LEGAL MEMOS

Lazar v. Bishop (2024) 107 Cal.App.5th 668. This was an action in which an assignee brought suit against real estate brokers for breach of fiduciary duty they owed the assignor in connection with the sale of a house. Although the trial court granted summary judgment, the Court of Appeal reversed holding that the assignee was a real party in interest pursuant to Code of Civil Procedure § 367 and had standing to sue the brokers because the causes of action were generally assignable. Civil Code § 954. There is an exception for highly personalized tort causes of action and legal malpractice claims, but those exceptions differ significantly from a cause of action against real estate brokers for breach of fiduciary duty which is in the nature of a constructive fraud claim and does not involve highly personalized rights of recovery.

Newell v. Superior Court (2024) 107 Cal.App.5th 728. A daughter filed a petition challenging the validity of trust amendments that changed the trustee and sole beneficiary of her father’s Trust from her to her father’s caregiver. When the caregiver used Trust assets to purchase real property, the daughter then recorded a lis pendens against the property and requested that a constructive trust be imposed.

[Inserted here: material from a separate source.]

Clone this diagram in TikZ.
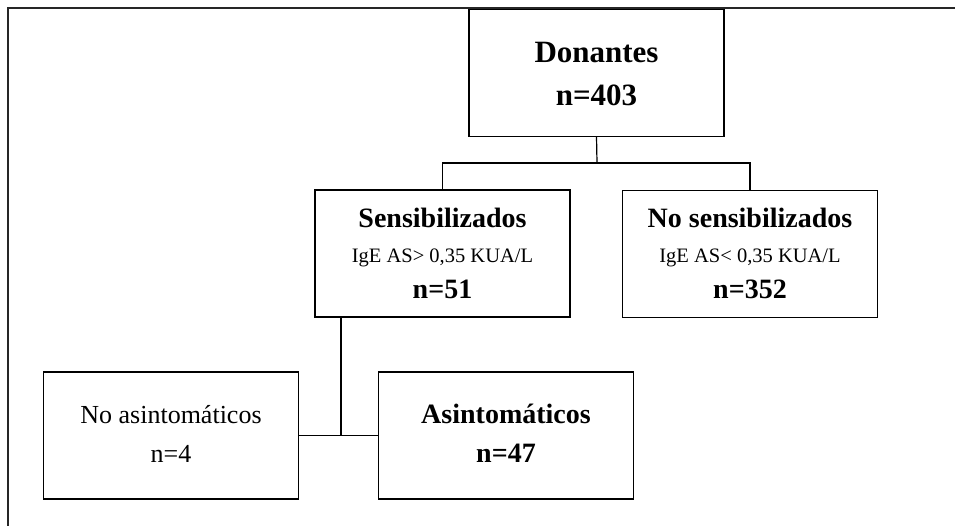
\documentclass[tikz,border=0pt]{standalone}
\usepackage{fontspec}
\setmainfont{Liberation Serif}
\begin{document}
\begin{tikzpicture}[x=1pt,y=-1pt,
  box/.style={draw=black,line width=1.4pt,minimum width=255pt,minimum height=127pt,inner sep=0pt,outer sep=0pt},
  link/.style={draw=black,line width=1.2pt},
  frameline/.style={draw=black!85,line width=2pt},
  big/.style={anchor=base,font=\fontsize{28}{30}\selectfont\bfseries,inner sep=0pt},
  huge/.style={anchor=base,font=\fontsize{31}{33}\selectfont\bfseries,inner sep=0pt},
  mid/.style={anchor=base,font=\fontsize{26}{28}\selectfont,inner sep=0pt},
  small/.style={anchor=base,font=\fontsize{20.5}{22}\selectfont,inner sep=0pt}]
  \useasboundingbox (0,0) rectangle (955,525);
  % outer frame, open to the right and bottom
  \draw[frameline] (8,530) -- (8,8) -- (960,8);

  % boxes
  \node[box] (don)    at (596.5,73)  {};
  \node[box] (sens)   at (442.5,253.5) {};
  \node[box] (nosens) at (750,254)   {};
  \node[box] (noasin) at (171,435.5) {};
  \node[box] (asint)  at (506,435.5) {};

  % texts
  \node[huge] (donA) at (596.5,62) {Donantes};
  \node[huge] (donB) at (596.5,105) {n=403};

  \node[big]   (sensA) at (442.5,227) {Sensibilizados};
  \node[small] (sensB) at (442.5,262) {IgE AS> 0,35 KUA/L};
  \node[big]   (sensC) at (442.5,298) {n=51};

  \node[big]   (nosensA) at (750,227) {No sensibilizados};
  \node[small] (nosensB) at (750,262) {IgE AS< 0,35 KUA/L};
  \node[big]   (nosensC) at (750,298) {n=352};

  \node[mid] (noasinA) at (171,423) {No asintomáticos};
  \node[mid] (noasinB) at (171,462) {n=4};

  \node[big] (asintA) at (506,423) {Asintomáticos};
  \node[big] (asintB) at (506,462) {n=47};

  % connectors
  \coordinate (j1) at (597,163);
  \draw[link] (don.south) -- (j1);
  \draw[link] (sens.north) |- (j1) -| (nosens.north);
  \coordinate (sb) at ([xshift=-101.5pt]sens.south);
  \draw[link] (sb) -- (sb |- noasin.east);
  \draw[link] (noasin.east) -- (asint.west);
\end{tikzpicture}
\end{document}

The Court of Appeal directed that a motion to expunge the lis pendens should be denied because the daughter’s motion, if successful, would affect title to the property and pled a real property claim. The Trust provision naming the caregiver as beneficiary was presumed to be the product of fraud and undue influence given the caretaker’s position when the father executed the trust pursuant to Probate Code § 21380(a). If the caretaker failed to establish that the father’s donative transfer was not the product of fraud or undue influence, the court would remove the caregiver as Trustee and a new Trustee would need to be designated, who would then hold title to the property in his or her name as Successor Trustee. In that event, the daughter’s petition would change the name of the title holder. Thus the Probate Court erred in ruling that the daughter’s petition did not contain a real property claim within the meaning of CCP § 405.4.